Money now is worth more than money later due to growth potential and the erosive effects of inflation. This is one of the most important concepts in personal finance. This concept is what makes 0% financing so attractive. Assuming no payments are missed and the loan is paid in full during the 0% period, inflation essentially pays a portion of your bill. Not a bad deal. Remember that if payments are missed or other conditions go unsatisfied, the interest rate often balloons to a ridiculously high interest rate. Be smart with your money; don’t be lured into “deals” with circumstances you’re not sure you can satisfy. If you miss a step, any step along the way, you’ll pay dearly. Nothing is free, everything is conditional.
Inflation eats away at buying power: $100 is worth more now than $100 a year from now. Inflation (averaging 3% per year) eats away at the buying power of money. Assuming a 3% inflation rate, $100 today will only purchase $97.09 (100/1.03) worth of goods a year from now.

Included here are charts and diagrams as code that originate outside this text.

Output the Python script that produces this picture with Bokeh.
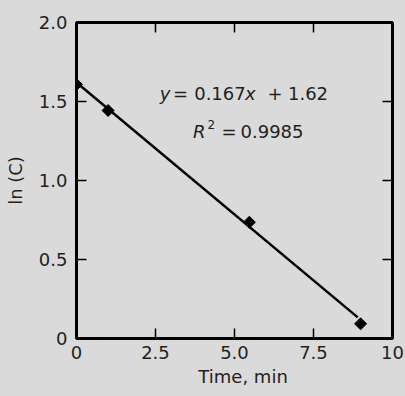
from math import pi
from bokeh.plotting import figure
from bokeh.models import Range1d, LinearAxis, FixedTicker, Label
from bokeh.embed import file_html
from bokeh.resources import INLINE

# ---- data ----
time_min = [0.0, 1.0, 5.47, 8.99]
ln_c = [1.608, 1.443, 0.736, 0.093]
fit_slope = -0.167
fit_intercept = 1.62
fit_x = [0.0, 8.9]
x_ticks = [0, 2.5, 5, 7.5, 10]
x_tick_labels = ["0", "2.5", "5.0", "7.5", "10"]
y_ticks = [0, 0.5, 1.0, 1.5, 2.0]
y_tick_labels = ["0", "0.5", "1.0", "1.5", "2.0"]

BG = "#dadada"
TXT = "#231f20"
FONT = "DejaVu Sans"
FS = "18px"

p = figure(width=405, height=396, x_range=Range1d(0, 10), y_range=Range1d(0, 2),
           output_backend="svg", toolbar_location=None,
           x_axis_location=None, y_axis_location=None,
           min_border_left=76, min_border_right=13, min_border_top=22, min_border_bottom=58,
           background_fill_color=BG, border_fill_color=BG)
p.xgrid.visible = False
p.ygrid.visible = False
p.outline_line_color = "black"
p.outline_line_width = 3
p.outline_line_alpha = 1.0


def make_axis(ticks, labels, show, standoff=9):
    overrides = {float(t): (l if show else "") for t, l in zip(ticks, labels)}
    ax = LinearAxis(ticker=FixedTicker(ticks=ticks, minor_ticks=[]),
                    major_label_overrides=overrides)
    ax.axis_line_color = None
    ax.major_tick_in = 10
    ax.major_tick_out = 0
    ax.major_tick_line_color = "black"
    ax.major_tick_line_width = 1.5
    ax.minor_tick_line_color = None
    ax.major_label_text_font = FONT
    ax.major_label_text_font_size = FS if show else "1px"
    ax.major_label_text_color = TXT
    ax.major_label_standoff = standoff if show else 0
    ax.axis_label_text_font = FONT
    ax.axis_label_text_font_size = FS
    ax.axis_label_text_color = TXT
    ax.axis_label_text_font_style = "normal"
    return ax


xb = make_axis(x_ticks, x_tick_labels, True, standoff=7)
xb.axis_label = "\u00a0\u00a0\u00a0Time, min"
xb.axis_label_standoff = 4
p.add_layout(xb, "below")
p.add_layout(make_axis(x_ticks, x_tick_labels, False), "above")
yl = make_axis(y_ticks, y_tick_labels, True, standoff=9)
yl.axis_label = "ln (C)"
yl.axis_label_standoff = 10
p.add_layout(yl, "left")
p.add_layout(make_axis(y_ticks, y_tick_labels, False), "right")

# regression line and data points
p.line(fit_x, [fit_intercept + fit_slope * x for x in fit_x], line_color="black", line_width=2.5)
p.scatter(time_min, ln_c, marker="square", angle=pi / 4, size=8.5,
          fill_color="black", line_color="black")


def lab(x, y, text, italic=False, align="center", size=FS):
    p.add_layout(Label(x=x, y=y, text=text, text_font=FONT, text_font_size=size,
                       text_color=TXT, text_align=align, text_baseline="alphabetic",
                       text_font_style="italic" if italic else "normal"))


# equation
lab(2.80, 1.551, "y", italic=True)
lab(3.29, 1.551, "=")
lab(4.54, 1.551, "0.167")
lab(5.50, 1.551, "x", italic=True)
lab(6.28, 1.551, "+")
lab(7.326, 1.551, "1.62")
lab(3.883, 1.310, "R", italic=True)
lab(4.263, 1.354, "2", size="12px")
lab(4.826, 1.310, "=")
lab(6.187, 1.310, "0.9985")

template = """{% block preamble %}<style>html, body { background: #dadada; }</style>{% endblock %}"""
open("out.html", "w").write(file_html(p, INLINE, template=template))
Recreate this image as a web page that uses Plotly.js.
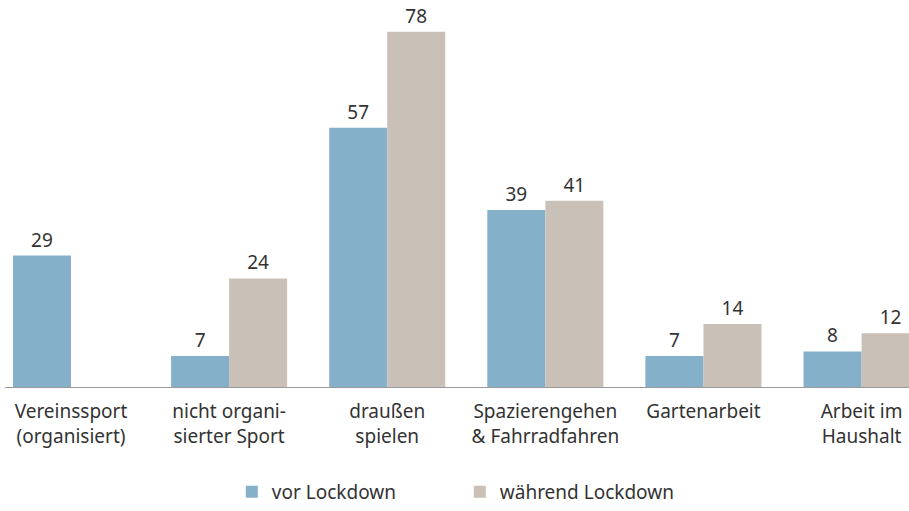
<!DOCTYPE html>
<html>
<head>
<meta charset="utf-8">
<script src="https://cdn.plot.ly/plotly-3.0.1.min.js"></script>
<style>html,body{margin:0;padding:0;background:#fff;}#chart{width:909px;height:511px;}</style>
</head>
<body>
<div id="chart"></div>
<script>
const categories = ["Vereinssport<br>(organisiert)", "nicht organi-<br>sierter Sport", "draußen<br>spielen", "Spazierengehen<br>& Fahrradfahren", "Gartenarbeit", "Arbeit im<br>Haushalt"];
const vorLockdown = [29, 7, 57, 39, 7, 8];
const waehrendLockdown = [null, 24, 78, 41, 14, 12];
const seriesNames = ["vor Lockdown", "während Lockdown"];

const idx = categories.map((c, i) => i);
const font = {family: "Noto Sans, sans-serif", size: 19, color: "#333333"};

const traces = [
  {type: "bar", name: seriesNames[0], x: idx, y: vorLockdown,
   text: vorLockdown.map(v => v == null ? "" : String(v)), textposition: "outside",
   textfont: font, cliponaxis: false, marker: {color: "#85b0ca"}, hoverinfo: "none"},
  {type: "bar", name: seriesNames[1], x: idx, y: waehrendLockdown,
   text: waehrendLockdown.map(v => v == null ? "" : String(v)), textposition: "outside",
   textfont: font, cliponaxis: false, marker: {color: "#c9c1b7"}, hoverinfo: "none"}
];

const layout = {
  width: 909, height: 511,
  margin: {l: 0, r: 0, t: 20, b: 123, autoexpand: false},
  paper_bgcolor: "#ffffff", plot_bgcolor: "#ffffff",
  font: font,
  barmode: "group", bargap: 0.266, bargroupgap: 0,
  xaxis: {range: [-0.449, 5.30], tickmode: "array", tickvals: idx, ticktext: categories,
          showgrid: false, zeroline: false, showline: false, ticks: "", tickfont: font,
          ticklabelstandoff: 10, automargin: false, fixedrange: true},
  yaxis: {range: [0, 80.6], visible: false, fixedrange: true},
  shapes: [{type: "line", xref: "x", yref: "y", x0: -0.417, x1: 5.30, y0: 0, y1: 0,
            line: {color: "#9a9a9a", width: 2}, layer: "above"}],
  showlegend: true,
  legend: {orientation: "h", x: 0.255, xanchor: "left", y: -0.334, yanchor: "bottom",
           font: font, entrywidth: 183, entrywidthmode: "pixels", traceorder: "normal"}
};

Plotly.newPlot("chart", traces, layout, {displayModeBar: false, staticPlot: true});
</script>
</body>
</html>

Retaining buying power: You can retain buying power by making your money work for you. You may deposit into savings, money market or other accounts to gain interest. Leaving excess funds (i.e. more than you need for bills and a respectable cushion) in checking accounts is typically a bad idea because checking accounts generally have some of the lowest rates. You may also invest your funds in stocks or mutual funds, accepting a higher risk to potentially earn higher returns. These strategies will allow you to somewhat counter or even beat losses of buying power to inflation.